The education and skills manager, who worked closely with astronaut Tim Peake during his International Space Station mission, coordinates projects with children to stir interest in STEM (science, technology, engineering and maths).

Ms Buckle, based at Harwell Science and Innovation Campus, said: “The main aim is to inspire as many children to get into STEM (science, technology, engineering and maths) at primary age and carry on with science at GCSE and A-Level, and ultimately careers in STEM and the space industry.

“A lot of people think you’ve got to go to NASA to be an astronaut and don’t know about the UK Space Agency.

“As much as little ones all want to become astronauts, we also want them to think about other careers in STEM. There is such a variety of careers.”

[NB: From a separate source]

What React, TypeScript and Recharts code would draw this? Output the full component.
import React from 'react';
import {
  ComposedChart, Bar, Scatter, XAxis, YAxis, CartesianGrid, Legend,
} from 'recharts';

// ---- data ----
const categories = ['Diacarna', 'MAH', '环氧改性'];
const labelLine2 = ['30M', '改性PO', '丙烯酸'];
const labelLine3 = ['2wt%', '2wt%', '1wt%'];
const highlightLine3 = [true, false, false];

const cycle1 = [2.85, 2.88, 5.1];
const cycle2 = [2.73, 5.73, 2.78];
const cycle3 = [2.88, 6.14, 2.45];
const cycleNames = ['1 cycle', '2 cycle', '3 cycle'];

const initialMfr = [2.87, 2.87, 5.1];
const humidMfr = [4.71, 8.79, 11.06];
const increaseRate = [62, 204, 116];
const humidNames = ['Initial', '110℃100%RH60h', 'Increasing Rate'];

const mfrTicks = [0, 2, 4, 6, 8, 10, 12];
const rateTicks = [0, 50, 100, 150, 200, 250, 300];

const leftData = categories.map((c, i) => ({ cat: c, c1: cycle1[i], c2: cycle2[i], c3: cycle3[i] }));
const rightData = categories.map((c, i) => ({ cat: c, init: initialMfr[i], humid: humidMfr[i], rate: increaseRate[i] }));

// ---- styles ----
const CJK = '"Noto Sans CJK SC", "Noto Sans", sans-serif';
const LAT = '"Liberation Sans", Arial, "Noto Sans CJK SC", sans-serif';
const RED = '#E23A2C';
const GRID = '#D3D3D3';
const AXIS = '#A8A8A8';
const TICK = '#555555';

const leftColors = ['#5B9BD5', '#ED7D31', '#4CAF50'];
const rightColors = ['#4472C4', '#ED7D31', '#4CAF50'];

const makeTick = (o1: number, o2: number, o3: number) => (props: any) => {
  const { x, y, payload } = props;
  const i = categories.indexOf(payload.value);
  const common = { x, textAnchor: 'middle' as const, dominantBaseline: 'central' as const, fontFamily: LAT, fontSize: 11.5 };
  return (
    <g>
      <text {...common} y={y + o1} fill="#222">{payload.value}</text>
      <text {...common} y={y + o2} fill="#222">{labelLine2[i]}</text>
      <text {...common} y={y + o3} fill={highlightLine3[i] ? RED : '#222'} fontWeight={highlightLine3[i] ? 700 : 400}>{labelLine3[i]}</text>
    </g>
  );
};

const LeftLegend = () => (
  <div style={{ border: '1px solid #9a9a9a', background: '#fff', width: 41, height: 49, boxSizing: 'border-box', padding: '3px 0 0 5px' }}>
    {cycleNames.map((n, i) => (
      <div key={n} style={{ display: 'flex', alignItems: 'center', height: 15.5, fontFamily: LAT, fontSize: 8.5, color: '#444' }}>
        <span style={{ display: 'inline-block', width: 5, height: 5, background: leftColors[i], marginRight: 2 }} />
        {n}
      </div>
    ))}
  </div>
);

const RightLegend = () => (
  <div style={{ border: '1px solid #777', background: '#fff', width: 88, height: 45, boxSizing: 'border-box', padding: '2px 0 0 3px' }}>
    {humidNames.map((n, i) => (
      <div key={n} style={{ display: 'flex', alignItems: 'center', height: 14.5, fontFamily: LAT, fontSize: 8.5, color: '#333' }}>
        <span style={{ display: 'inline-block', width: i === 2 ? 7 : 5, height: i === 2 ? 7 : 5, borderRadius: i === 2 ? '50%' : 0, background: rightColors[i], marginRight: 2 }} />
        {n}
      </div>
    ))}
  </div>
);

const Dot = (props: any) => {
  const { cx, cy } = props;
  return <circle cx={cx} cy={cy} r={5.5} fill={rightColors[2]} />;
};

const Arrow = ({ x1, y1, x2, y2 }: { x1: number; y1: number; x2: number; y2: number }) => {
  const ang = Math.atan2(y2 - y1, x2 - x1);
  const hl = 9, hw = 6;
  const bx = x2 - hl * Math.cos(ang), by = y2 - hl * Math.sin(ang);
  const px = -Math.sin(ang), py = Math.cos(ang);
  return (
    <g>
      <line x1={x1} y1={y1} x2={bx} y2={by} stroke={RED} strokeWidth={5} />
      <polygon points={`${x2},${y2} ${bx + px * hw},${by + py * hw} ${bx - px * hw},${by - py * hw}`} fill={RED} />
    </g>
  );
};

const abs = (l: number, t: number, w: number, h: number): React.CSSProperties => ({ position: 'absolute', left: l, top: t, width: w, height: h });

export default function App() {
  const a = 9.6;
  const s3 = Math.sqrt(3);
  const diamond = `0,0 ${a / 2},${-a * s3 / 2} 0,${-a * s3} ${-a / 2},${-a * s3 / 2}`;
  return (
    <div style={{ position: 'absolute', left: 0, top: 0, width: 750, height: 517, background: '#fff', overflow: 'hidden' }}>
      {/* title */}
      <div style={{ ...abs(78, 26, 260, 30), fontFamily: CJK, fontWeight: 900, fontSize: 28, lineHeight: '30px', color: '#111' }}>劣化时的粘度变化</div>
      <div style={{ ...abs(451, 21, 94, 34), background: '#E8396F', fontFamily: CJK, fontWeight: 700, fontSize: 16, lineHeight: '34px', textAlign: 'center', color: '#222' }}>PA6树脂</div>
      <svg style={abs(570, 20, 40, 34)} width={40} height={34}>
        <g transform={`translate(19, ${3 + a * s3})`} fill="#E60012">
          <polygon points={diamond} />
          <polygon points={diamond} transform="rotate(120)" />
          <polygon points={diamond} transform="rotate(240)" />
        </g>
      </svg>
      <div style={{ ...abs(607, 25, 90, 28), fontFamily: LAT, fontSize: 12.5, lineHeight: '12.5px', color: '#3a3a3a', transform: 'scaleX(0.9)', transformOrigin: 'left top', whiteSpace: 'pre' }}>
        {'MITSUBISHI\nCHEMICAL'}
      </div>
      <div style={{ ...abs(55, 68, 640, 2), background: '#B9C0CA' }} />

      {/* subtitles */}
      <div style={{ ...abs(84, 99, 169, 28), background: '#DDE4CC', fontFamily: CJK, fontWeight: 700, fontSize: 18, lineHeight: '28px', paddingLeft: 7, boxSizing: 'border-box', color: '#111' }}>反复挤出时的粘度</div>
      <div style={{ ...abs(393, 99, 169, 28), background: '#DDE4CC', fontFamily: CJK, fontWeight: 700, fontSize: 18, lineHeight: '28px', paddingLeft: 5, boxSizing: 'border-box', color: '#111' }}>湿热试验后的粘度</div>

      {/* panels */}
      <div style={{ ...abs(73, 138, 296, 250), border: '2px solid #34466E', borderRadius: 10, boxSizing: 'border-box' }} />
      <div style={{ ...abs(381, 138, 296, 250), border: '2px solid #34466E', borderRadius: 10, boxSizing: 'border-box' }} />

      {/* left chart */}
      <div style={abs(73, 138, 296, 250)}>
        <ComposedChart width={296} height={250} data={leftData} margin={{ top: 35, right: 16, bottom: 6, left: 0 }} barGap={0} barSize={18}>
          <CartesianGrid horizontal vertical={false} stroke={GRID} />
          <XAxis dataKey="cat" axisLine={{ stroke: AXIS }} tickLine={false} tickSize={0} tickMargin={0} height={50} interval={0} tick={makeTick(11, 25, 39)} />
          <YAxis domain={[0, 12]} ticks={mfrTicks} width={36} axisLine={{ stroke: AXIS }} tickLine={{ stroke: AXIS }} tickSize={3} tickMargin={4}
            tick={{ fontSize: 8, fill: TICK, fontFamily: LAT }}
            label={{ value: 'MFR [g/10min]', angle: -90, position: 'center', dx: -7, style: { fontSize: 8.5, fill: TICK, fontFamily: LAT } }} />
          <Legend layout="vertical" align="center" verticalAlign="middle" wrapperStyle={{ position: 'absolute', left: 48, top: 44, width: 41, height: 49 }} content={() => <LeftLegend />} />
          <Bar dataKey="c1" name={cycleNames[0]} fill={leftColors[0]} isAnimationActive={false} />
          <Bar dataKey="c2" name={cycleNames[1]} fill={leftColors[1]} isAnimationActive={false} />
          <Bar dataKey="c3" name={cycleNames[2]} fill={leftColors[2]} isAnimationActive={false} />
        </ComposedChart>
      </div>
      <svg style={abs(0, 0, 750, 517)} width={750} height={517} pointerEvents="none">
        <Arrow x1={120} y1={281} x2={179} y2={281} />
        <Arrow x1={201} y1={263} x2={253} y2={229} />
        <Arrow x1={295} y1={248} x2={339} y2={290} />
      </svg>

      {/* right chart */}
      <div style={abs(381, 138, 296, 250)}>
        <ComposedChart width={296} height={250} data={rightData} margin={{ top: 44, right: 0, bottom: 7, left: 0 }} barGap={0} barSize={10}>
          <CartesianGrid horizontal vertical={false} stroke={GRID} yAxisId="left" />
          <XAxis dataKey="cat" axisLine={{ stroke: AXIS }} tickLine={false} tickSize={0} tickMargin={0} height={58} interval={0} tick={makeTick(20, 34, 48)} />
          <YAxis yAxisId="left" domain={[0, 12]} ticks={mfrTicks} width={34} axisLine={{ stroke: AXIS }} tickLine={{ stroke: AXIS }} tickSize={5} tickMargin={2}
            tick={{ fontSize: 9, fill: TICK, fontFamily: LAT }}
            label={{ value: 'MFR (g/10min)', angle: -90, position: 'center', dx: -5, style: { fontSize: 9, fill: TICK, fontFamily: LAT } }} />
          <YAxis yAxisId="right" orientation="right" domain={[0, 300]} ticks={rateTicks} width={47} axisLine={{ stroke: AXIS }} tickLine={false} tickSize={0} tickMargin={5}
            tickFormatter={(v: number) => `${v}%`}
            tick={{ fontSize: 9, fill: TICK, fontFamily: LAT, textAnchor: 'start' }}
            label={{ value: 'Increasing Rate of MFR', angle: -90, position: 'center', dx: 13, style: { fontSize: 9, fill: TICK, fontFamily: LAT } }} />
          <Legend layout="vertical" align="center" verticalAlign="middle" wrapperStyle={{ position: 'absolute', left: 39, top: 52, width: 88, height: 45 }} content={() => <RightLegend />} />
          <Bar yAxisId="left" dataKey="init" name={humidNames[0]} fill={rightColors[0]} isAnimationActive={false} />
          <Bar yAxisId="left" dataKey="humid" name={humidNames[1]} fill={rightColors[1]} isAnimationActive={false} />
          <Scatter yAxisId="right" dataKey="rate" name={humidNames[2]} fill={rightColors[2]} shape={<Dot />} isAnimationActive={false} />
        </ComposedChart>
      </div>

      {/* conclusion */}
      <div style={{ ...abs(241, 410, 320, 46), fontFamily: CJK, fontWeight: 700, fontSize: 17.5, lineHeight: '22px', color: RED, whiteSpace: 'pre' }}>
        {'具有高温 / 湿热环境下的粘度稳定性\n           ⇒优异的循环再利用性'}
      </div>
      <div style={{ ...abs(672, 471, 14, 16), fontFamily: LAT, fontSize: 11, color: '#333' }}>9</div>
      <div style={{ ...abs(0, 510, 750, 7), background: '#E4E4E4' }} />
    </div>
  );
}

The 32-year-old spoke to the Oxford Mail to mark the United Nations International Day of Women and Girls in Science, which took place on Sunday to promote gender equality in science.

Ms Buckle, who lives in Grove, said the balance of women to men was fairly equal at the UK Space Agency and European Space Agency, where she worked previously.

But she added: “Generally in the space industry, there isn’t such a good balance, and we are very aware of that.

“Research shows that by the age of eight, children have decided if science is for them, which is really scary.

“That’s why at primary age, seeing role models doing those jobs is really important.”

Ms Buckle had not set out on a career in STEM, instead gaining a degree in psychology and becoming a psychology teacher.

But she said she always had an interest in aviation, having gained her pilot’s licence aged just 17, and combined the two passions by completing a master’s degree in human factors and safety in aeronautics.

She then joined the European Space Agency to teach astronauts and flight teams about communication, teamwork and debriefing.

In her UK Space Agency role, projects have included coordinating Major Peake’s school visits.

Ms Buckle, who is seven-months pregnant with a baby girl, said she has now become a ‘space geek’ and ‘absolutely fascinated by space’.

She added: “I think it was only when I started working I noticed the lack of females in the industry and trying to improve that.

“Before that I didn’t see it as an issue. I wasn’t aware it would be.

“I never thought being female held me back in any way."